Mr Callow, you’re needed onstage!
The Philanthropist (Trafalgar Studios) Verdict: Enjoyable, but underpowered ★★★✩✩
TRENDY casting and weak direction are the undoing of a revival of Christopher Hampton’s 1971 comedy The Philanthropist.
Few of the cast have much stage experience and you only wish director Simon Callow had given himself a part. It needs an actor of his booming presence to make the thing motor.
The play was and remains a clever idea. Hampton mirrored Moliere’s The Misanthrope. In the Moliere story, the main character is an impossible crosspatch. In The Philanthropist, the central figure is a pernickety philologist who drives everyone mad by being a doormat.
University don Philip (played by Simon Bird) is the most tolerant and, in a nerdy way, genial of academics. He hates to make a fuss. He barely protests when his fiancee leaves him.
This production begins well. It is staged on a striking, white-floored, white-walled set — Philip’s living room, in which the story unfolds. The opening scene concludes with a celebrated bang and by that point we have already seen Philip’s easy-going reluctance to criticise his fellow beings.
Mr Bird, short, dark and bespectacled, plays him almost as a wonkish version of Ronnie Corbett. It is hard to convey mild-mannered hesitation at length.
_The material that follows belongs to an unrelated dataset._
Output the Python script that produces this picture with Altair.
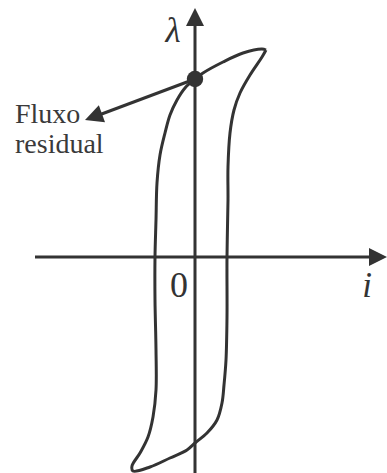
import altair as alt
import pandas as pd

INK = "#333333"
SERIF = "Liberation Serif"

# Hysteresis loop (current i, flux linkage lambda), traced from the upper-right tip:
# descending branch first, then the ascending branch back to the tip.
loop_i = [71, 67, 48, 28, 8, 0, -10, -18, -25, -30, -35, -38, -39, -40, -40, -39,
          -39, -42, -47, -55, -63, -62,
          -45, -25, -8, 0, 12, 22, 27, 29, 31, 32, 32, 33, 33, 35, 39, 45, 55, 67, 71]
loop_lam = [207, 208, 204, 195, 184, 178, 169, 157, 142, 124, 102, 74, 37, 0, -43, -93,
            -133, -160, -180, -196, -209, -214,
            -210, -201, -193, -186, -176, -163, -146, -128, -103, -60, 0, 57, 90, 124, 147,
            164, 182, 200, 207]

# Residual flux: where the descending branch crosses i = 0
residual_i = [0]
residual_lam = [178]

# Straight segments: i axis, lambda axis, leader from the label to the residual point
seg_id = ["i_axis", "i_axis", "lam_axis", "lam_axis", "leader", "leader"]
seg_i = [-160, 182, 0, 0, 0, -104]
seg_lam = [0, 0, -216, 232, 178, 139]

# Arrow heads (tip position and pointing direction, degrees clockwise from up)
head_i = [192, 0, -110]
head_lam = [0, 249, 137]
head_angle = [90, 0, 250]

# Text
italic_text = ["λ", "i"]
italic_i = [-22, 172]
italic_lam = [215, -40]

zero_text = ["0"]
zero_i = [-16]
zero_lam = [-40]

note_text = ["Fluxo", "residual"]
note_i = [-180, -180]
note_lam = [134, 104]

xs = alt.Scale(domain=[-195, 192], nice=False, zero=False)
ys = alt.Scale(domain=[-216, 257], nice=False, zero=False)


def xy():
    return dict(
        x=alt.X("i:Q", scale=xs, axis=None),
        y=alt.Y("lam:Q", scale=ys, axis=None),
    )


loop_df = pd.DataFrame({"i": loop_i, "lam": loop_lam, "k": range(len(loop_i))})
seg_df = pd.DataFrame({"i": seg_i, "lam": seg_lam, "seg": seg_id,
                       "k": range(len(seg_i))})
head_df = pd.DataFrame({"i": head_i, "lam": head_lam, "ang": head_angle})
dot_df = pd.DataFrame({"i": residual_i, "lam": residual_lam})
italic_df = pd.DataFrame({"i": italic_i, "lam": italic_lam, "t": italic_text})
zero_df = pd.DataFrame({"i": zero_i, "lam": zero_lam, "t": zero_text})
note_df = pd.DataFrame({"i": note_i, "lam": note_lam, "t": note_text})

segments = alt.Chart(seg_df).mark_line(color=INK, strokeWidth=3).encode(
    **xy(), detail="seg:N", order="k:Q"
)

loop = alt.Chart(loop_df).mark_line(
    color=INK, strokeWidth=3, interpolate="catmull-rom"
).encode(**xy(), order="k:Q")

# Arrow head shape with its tip at the anchor point
heads = alt.Chart(head_df).mark_point(
    shape="M0,0L-0.5,1L0.5,1Z", filled=True, color=INK, opacity=1, size=1300,
    strokeWidth=0
).encode(**xy(), angle=alt.Angle("ang:Q", scale=None))

dot = alt.Chart(dot_df).mark_circle(color=INK, opacity=1, size=270).encode(**xy())

italic_labels = alt.Chart(italic_df).mark_text(
    font=SERIF, fontStyle="italic", fontSize=35, color=INK,
    align="center", baseline="alphabetic"
).encode(**xy(), text="t:N")

zero_label = alt.Chart(zero_df).mark_text(
    font=SERIF, fontSize=36, color=INK, align="center", baseline="alphabetic"
).encode(**xy(), text="t:N")

note_labels = alt.Chart(note_df).mark_text(
    font=SERIF, fontSize=28, color="#3a3a3a", align="left", baseline="alphabetic"
).encode(**xy(), text="t:N")

chart = alt.layer(
    segments, loop, heads, dot, italic_labels, zero_label, note_labels
).properties(
    width=387, height=473, padding=0, autosize=alt.AutoSizeParams(type="none"),
    background="white"
).configure_view(stroke=None)

chart.save("out.html", embed_options={"renderer": "svg", "actions": False})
There are only so many times you can clap your hands, sigh and sit down in an equable manner.
Philip throws a supper party at which the guests include an obnoxious celebrity author, Braham, ‘one of those writers who’s been forced to abandon the Left for tax reasons’.
Chauvinist Braham is played by Matt Berry and he enters in a purple, three-piece, velvet suit. With his long hair and beard, he could almost be one of the blokes from Abba. HERE, surely, is a figure who needs to be loud, over- thetop, magnetic in an appalling way. Mr Berry, best known for film and TV work, proves unequal to the task. His first word at Tuesday’s preview was inaudible and he continued to be hard to hear.
Was that the fault of the Trafalgar’s life - sapping auditorium, Mr Berry’s short- comings or overly benevolent direction from Mr Callow?
There are three female parts, one with no lines (well done Lowenna Melrose!). Charlotte Ritchie does fine as Philip’s girlfriend. That leaves Lily Cole as seductress Araminta.
Miss Cole delivers a peculiar performance, employing an accent that sounds more Rhodesian than Sloane Rangerish. She may look ravishing but the characterisation is dreadfully stilted.
The one good thing to be said is she managed to continue through a minor disaster when she knocked a box of cornflakes all over the floor. Crunch crunch underfoot as the other actors tried to ignore them.
Despite that unintended farce, there are sustained moments of gentle comedy.
I quite enjoyed it. Mr Hampton’s script has some subtle gems (savour the line ‘I just came back to tell you why I wasn’t coming back’) but it is so sparing in its comical crests that even experienced actors might struggle.
No doubt this cast will improve as the three-month run unfolds.